Just speculation-based rumors. Nothing was ever announced, and there were no solid details from which said speculation was sourced.

It sorta got willed into existence, basically. It's like the live-action Netflix series rumor, or the theatrical versions finally making it to hi-def: It makes sense that it would happen, it's likely going to happen, but there's not really anything behind it other than it seeming like it should make sense, and people wanting it.
 

boiled goose

good with gravy
He isn't a shit director. He wouldn't have gotten the job if that were even some kind of remote consensus. Internet negativity does not apply to things like this. Jurassic World is not some generally frowned upon movie. It's fine to not like it, but yeah, not everyone would agree, and obviously not Lucasfilm, who I trust are smart people that know what they're doing. Colin will also have even more experience going in as he's about to direct Book of Henry.

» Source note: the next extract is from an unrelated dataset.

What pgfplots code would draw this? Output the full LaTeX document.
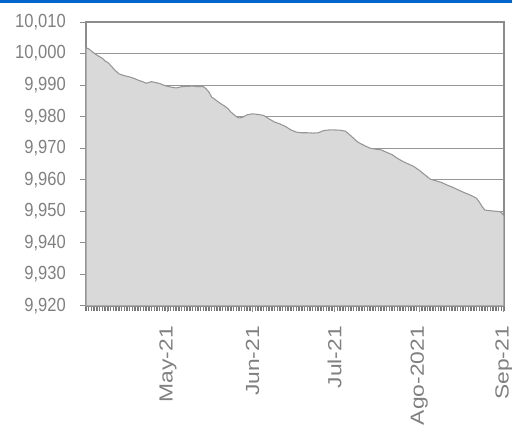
\documentclass[border=0pt]{standalone}
\usepackage{fontspec}
\setmainfont{Liberation Sans}
\newfontfamily\ylabfont[FakeStretch=0.87]{Liberation Sans}
\newfontfamily\xlabfont[FakeStretch=1.2]{Liberation Sans}
\usepackage{pgfplots}
\pgfplotsset{compat=1.18}
\definecolor{lblgray}{RGB}{128,128,128}
\definecolor{axgray}{RGB}{140,140,140}
\definecolor{gridgray}{RGB}{150,150,150}
\definecolor{areafill}{RGB}{217,217,217}
\definecolor{arealine}{RGB}{150,150,150}
\definecolor{topblue}{RGB}{0,102,204}
\begin{document}
\begin{tikzpicture}
\begin{axis}[
  scale only axis, width=313.5pt, height=213pt,
  xmin=0, xmax=153, ymin=9920, ymax=10010,
  axis line style={draw=axgray, line width=0.9pt},
  ytick={9920,9930,...,10010},
  ymajorgrids, grid style={draw=gridgray, line width=0.9pt},
  xtick={30,61,91,122,153},
  xticklabels={May-21,Jun-21,Jul-21,Ago-2021,Sep-21},
  minor xtick={0,1,...,153},
  tick align=outside,
  xtick pos=bottom, ytick pos=left,
  major tick length=4.5pt, minor tick length=3.5pt,
  tick style={draw=axgray, line width=0.75pt},
  minor tick style={draw=axgray!85!black, line width=1.1pt},
  scaled y ticks=false,
  yticklabel style={font=\ylabfont\fontsize{14.25}{16}\selectfont, text=lblgray, anchor=east, inner sep=0pt,
    /pgf/number format/.cd, fixed, precision=0, 1000 sep={,}, assume math mode=true},
  yticklabel shift=10.5pt,
  xticklabel style={font=\xlabfont\fontsize{14.25}{16}\selectfont, text=lblgray, rotate=90, anchor=east, inner sep=0pt},
  xticklabel shift=10.5pt,
]
\addplot[fill=areafill, draw=arealine, line width=0.8pt] coordinates {
(0,10001.8) (1,10001.5) (3,10000.1) (4,9999.5) (6,9998.5) (7,9997.6) (8,9997.2)
(10,9995.3) (12,9993.6) (14,9993.0) (16,9992.6) (18,9992.0) (19,9991.6) (21,9991.0)
(22,9990.6) (24,9991.1) (25,9990.9) (27,9990.5) (29,9989.8) (31,9989.4) (33,9989.1)
(35,9989.5) (37,9989.6) (39,9989.7) (41,9989.5) (43,9989.5) (44,9988.8) (45,9987.8)
(46,9986.2) (47,9985.6) (49,9984.3) (51,9983.2) (52,9982.5) (53,9981.5) (55,9980.0)
(56,9979.6) (57,9979.7) (59,9980.6) (61,9980.9) (63,9980.7) (65,9980.4) (67,9979.3)
(69,9978.3) (71,9977.7) (73,9976.9) (75,9975.8) (77,9975.1) (79,9974.9) (81,9974.9)
(83,9974.8) (85,9974.9) (87,9975.6) (89,9975.8) (91,9975.8) (93,9975.7) (95,9975.4)
(97,9973.9) (99,9972.3) (100,9971.7) (102,9970.8) (104,9970.0) (106,9969.7) (108,9969.5)
(110,9968.7) (112,9968.0) (114,9966.8) (116,9965.8) (118,9965.0) (120,9964.2) (122,9963.0)
(124,9961.6) (126,9960.2) (128,9959.7) (130,9959.2) (132,9958.4) (134,9957.7) (136,9956.9)
(138,9956.1) (140,9955.4) (142,9954.6) (143,9954.1) (144,9952.9) (145,9951.5) (146,9950.4)
(148,9950.2) (150,9950.0) (151.5,9949.9) (152,9949.6) (153,9948.6)
} \closedcycle;
\end{axis}
\pgfresetboundingbox
\path[use as bounding box] (-64.5pt,-90.75pt) rectangle (319.5pt,229.5pt);
\fill[topblue] (-64.5pt,227pt) rectangle (319.5pt,229.5pt);
\end{tikzpicture}
\end{document}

This won't be a case where 7 and 8 are ohhhh so good but 9 sucks.

Jurassic world as absolute expensive garbage. I honestly cant think of a single redeeming quality. Worst movie ive seen since Transformers 2.
 

Ashhong

Member
Disagree.

Abrams did a great job with Star Trek 2009. Then Into Darkness happened and it was utter TRASH. He's 1 for 2 in bringing back a beloved series, so Episode VII could go either way.

I think VII will be fine, but if Abrams is doing Episode VIII then it could really end up as another Into Darkness. (Episode IX is already a write-off since the Jurassic World director can't make a decent film to save his life).

Technically he is 1 for 1 in bringing back a beloved series. Into Darkness shouldn't really count as "bringing it back". He brought Star Trek back to the mainstream with the first one.